Don’t expect too much out of the document dump. Members of Congress, including House Oversight chair Jason Chaffetz (R-UT), complained about the amount of redactions in the files they accessed in the FBI’s cooperation with Capitol Hill. Chaffetz argued that the heavy black ink in the files demonstrated that Hillary lied about exposing sensitive information, and raises questions about why the FBI decided to punt on recommending prosecution:
“Hillary Clinton is out there saying there’s not very much sensitive information in there, that she didn’t trade in sensitive classified information. It’s so sensitive and so classified that even I as the chairman of the Oversight Committee don’t have the high level of clearance to see what’s in those materials,” Chaffetz said. “I think the documents are overly classified. We’re going to call on the FBI this week to give us a version where there’s non-classified, the unclassified material and the classified material redacted so that that could be out there in the public. I think that’s the right thing to do.”
There’s also a question of which files will get released. Chaffetz explained that two releases from the FBI had two different versions of probe documents:
Chaffetz then said he discovered Sunday night that the FBI, when asked to provide a second copy of the documents in a classified setting, gave documents that are “different.”
“So we have a second set of documents that’s now different,” Chaffetz said. “When you turn them page by page, they’re different. I don’t know why that happened.”
CNN reports that the file will include the FBI’s report to the DoJ and the Hillary 302s — but not those of her aides:
Also to be released is Hillary Clinton’s 302, the FBI agent notes from Clinton’s voluntary interview at FBI headquarters. The report is about 30 pages, and the 302 is about a dozen pages according to the officials.
Not yet being released are additional notes from interviews of Clinton aides or other investigative materials that were sent to Congress.

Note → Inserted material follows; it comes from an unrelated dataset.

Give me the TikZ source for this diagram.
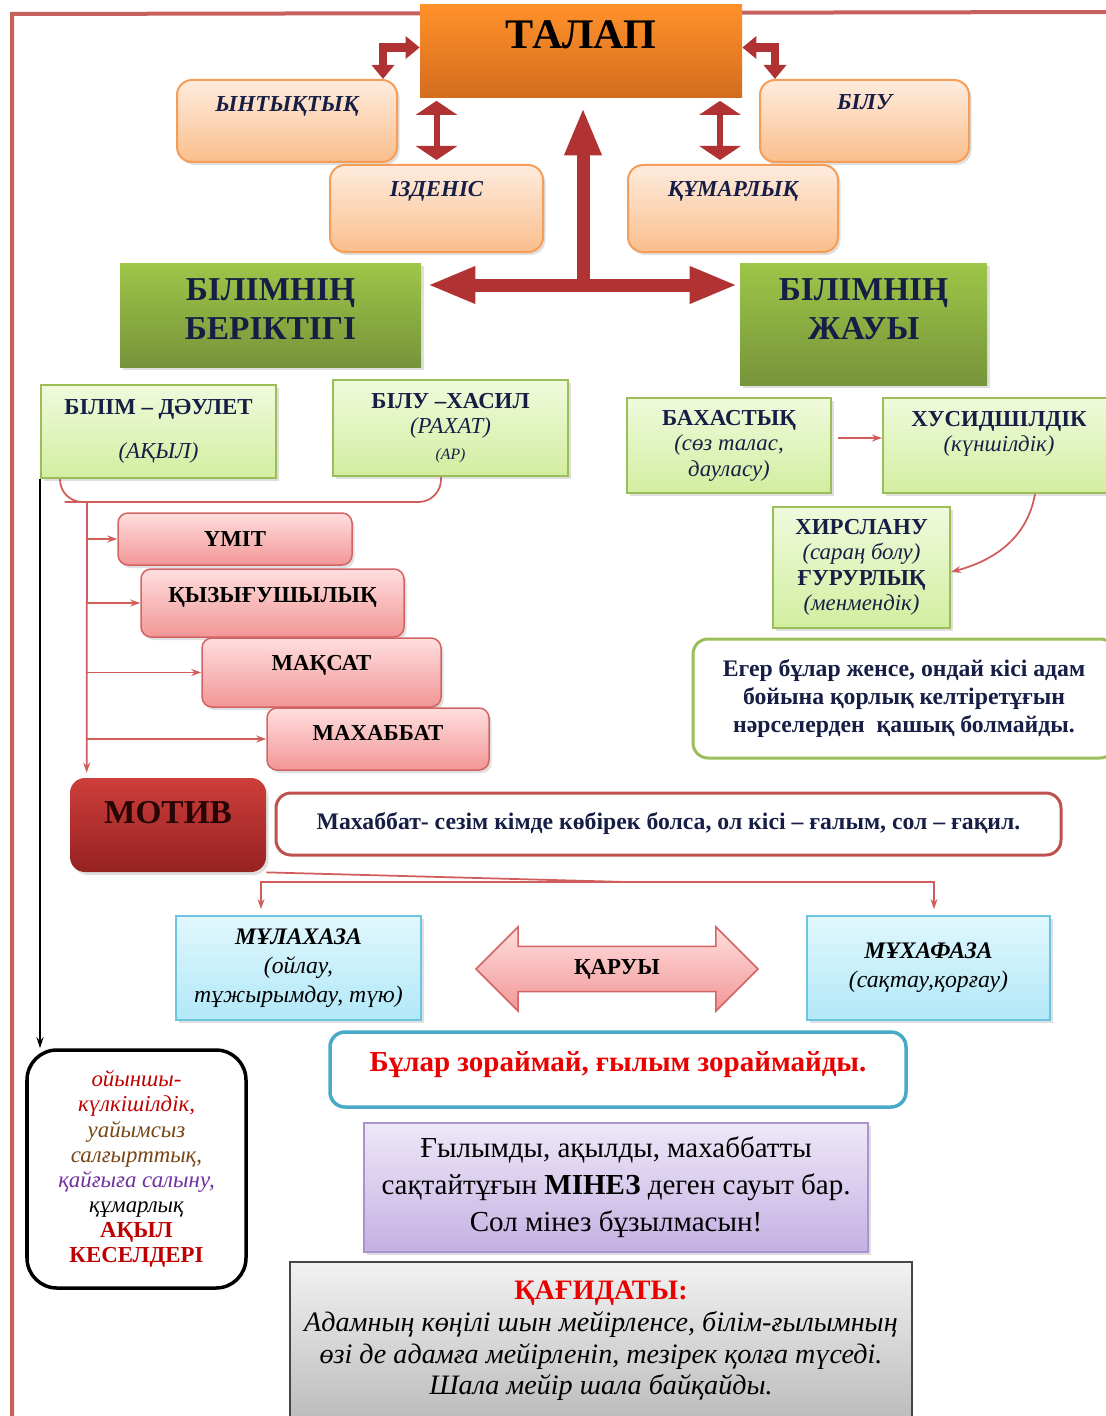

Team Hillary declared that they’re “very pleased” by this development, while the CNN anchor seemed a bit skeptical:
Kristina Schake says they’re happy because it will cut off any attempts to “selectively leak” the contents. That’s probably true, but with all of the redactions and exclusions in the file being released, one can argue that the FBI itself is selectively leaking the portions of the record that make their decision look good … or at least less bad. Besides, it’s difficult to take Schake seriously when she extols Hillary Clinton’s public transparency during the investigation.